There’s a shop selling small gifts, from orna­ments, to bags, crock­ery, umbrel­las.


On the way, we spot a shop selling deep fried chick­en wings, a Nagoya spe­ci­al­ity. We didn’t end up buy­ing any though.


We find the Bus Centre, finally! Our bus left at 7:30 AM the fol­low­ing day, and there’s noth­ing worse than being stressed about find­ing a place when you’re low on sleep and short on time.


With the bus tick­ets sor­ted out, we go in search of din­ner.


We head out­side Nagoya Station to check out the options above ground.


We see some Christmas lights.


We end up back under­ground at this quaint res­taur­ant, Matsunaga.


D ordered clam soup, while I have a tuna don­buri.
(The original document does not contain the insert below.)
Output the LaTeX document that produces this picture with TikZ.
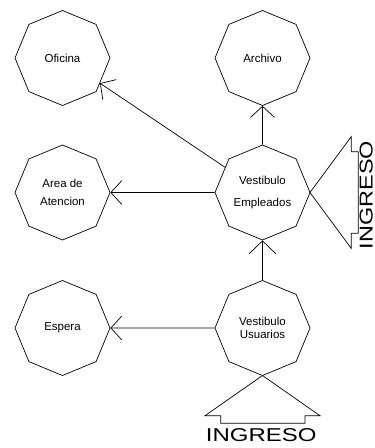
\documentclass[tikz,border=0pt]{standalone}
\usepackage{fontspec}
\setmainfont{Liberation Sans}
\usetikzlibrary{shapes.geometric,arrows.meta,calc}
\begin{document}
\begin{tikzpicture}[x=1pt,y=1pt,
  octa/.style={draw,regular polygon,regular polygon sides=8,shape border rotate=22.5,
    minimum size=95pt,inner sep=0pt,line width=0.7pt,font=\fontsize{11.5}{13.5}\selectfont,align=center},
  arr/.style={line width=0.7pt,-{Straight Barb[length=11pt,width=24pt,line width=0.7pt]}},
  bigarr/.style={line width=0.7pt,-{Straight Barb[length=13pt,width=27pt,line width=0.7pt]}},
  brk/.style={draw,line width=0.7pt,line join=miter},
  ingreso/.style={font=\fontsize{18.6}{20}\selectfont,inner sep=0pt}]
\useasboundingbox (0,0) rectangle (375,-448);
\node[octa] (of) at (62.5,-58) {Oficina};
\node[octa] (ar) at (262.5,-58) {Archivo};
\node[octa] (at) at (62.5,-192.5) {Area de\\[4pt]Atencion};
\node[octa] (ve) at (262.5,-192.5) {Vestibulo\\[8pt]Empleados};
\node[octa] (es) at (62.5,-328) {Espera};
\node[octa] (vu) at (262.5,-328) {Vestibulo\\[0pt]Usuarios};
\draw[arr] (ve) -- (of);
\draw[arr] (ve) -- (ar);
\draw[arr] (ve) -- (at);
\draw[bigarr] (vu) -- (ve);
\draw[arr] (vu) -- (es);
% bottom entrance bracket
\coordinate (vub) at ($(vu.center)+(0,-47.5)$);
\draw[brk] (vub) -- (205,-415.7) -- (220.7,-415.7) -- (220.7,-423.3) -- (305,-423.3)
  -- (305,-415.7) -- (320,-415.7) -- cycle;
\node[ingreso] (ing1) at (261.3,-435) {\scalebox{1.29}[1]{INGRESO}};
% right entrance bracket
\coordinate (ver) at ($(ve.center)+(47.5,0)$);
\draw[brk] (ver) -- (351.2,-136.7) -- (351.2,-151.7) -- (358.3,-151.7) -- (358.3,-233.3)
  -- (351.2,-233.3) -- (351.2,-248.3) -- cycle;
\node[ingreso,rotate=90] (ing2) at (366.3,-195) {\scalebox{1.26}[1]{INGRESO}};
\end{tikzpicture}
\end{document}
They were gen­er­ous with the clams in D’s meal, although the one (unfor­tu­nate) high­light was the accom­pany slab of tofu. Now, tofu isn’t D’s favour­ite food, but unlike me, he can eat it. But this tofu, even he could not. I tried it, and almost spat it out. It had a ter­rible, gluggy, skin-crawl­ing tex­ture.


As for my dish, I was impressed — I’m used to be tuna being a paler pink with a meaty tex­ture in Australia. But it must be a dif­fer­ent cut used here, because it was a dark red and smooth. Yum!
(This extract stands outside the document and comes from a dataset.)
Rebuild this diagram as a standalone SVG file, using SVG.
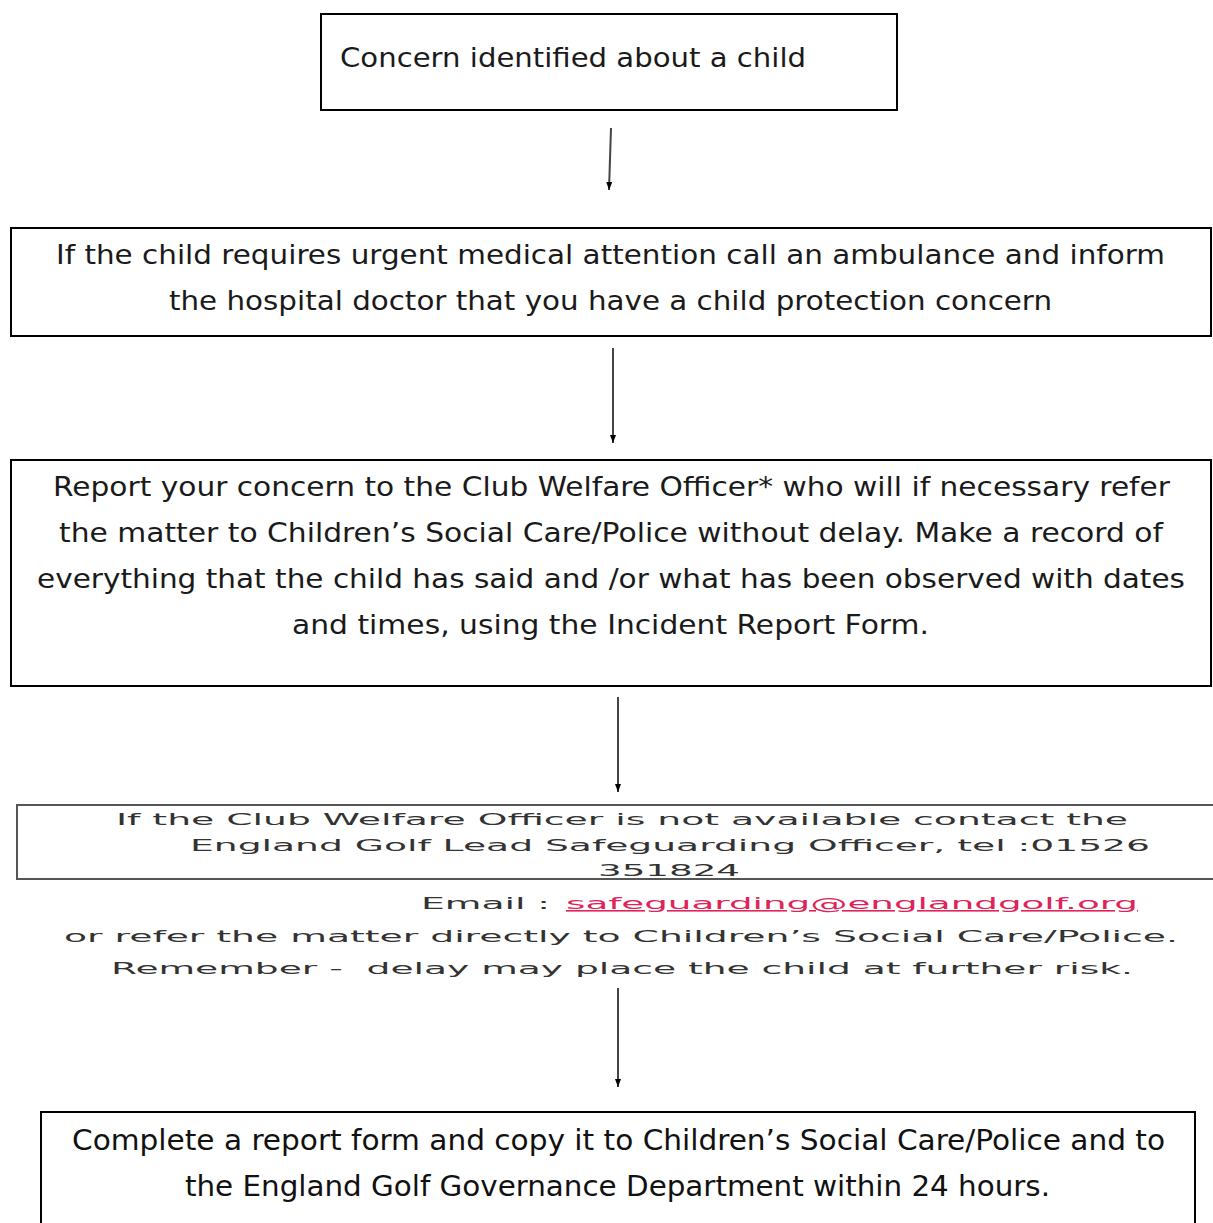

On the way home, we come out the wrong exit from Sakae Station. Japanese train sta­tions have upwards of 10 exits, so it’s almost always the day before we leave the area before we fig­ure out the cor­rect exit for get­ting to our hotel. But no wor­ries, going out the wrong exit means we see the UFO like struc­ture that is Oasis 21.


And just one last snack before we head back — a McDonald’s apple pie! We love the ones in Australia, and the Japanese ones just don’t com­pare. The apples don’t have the same bite. I’d say it’s prob­ably a res­ult of using red apples rather than Granny Smith apples. Many years ago, D and I got a McDonald’s apple pie made from red apples near Randwick and it tasted sub par much like this one. Ah well!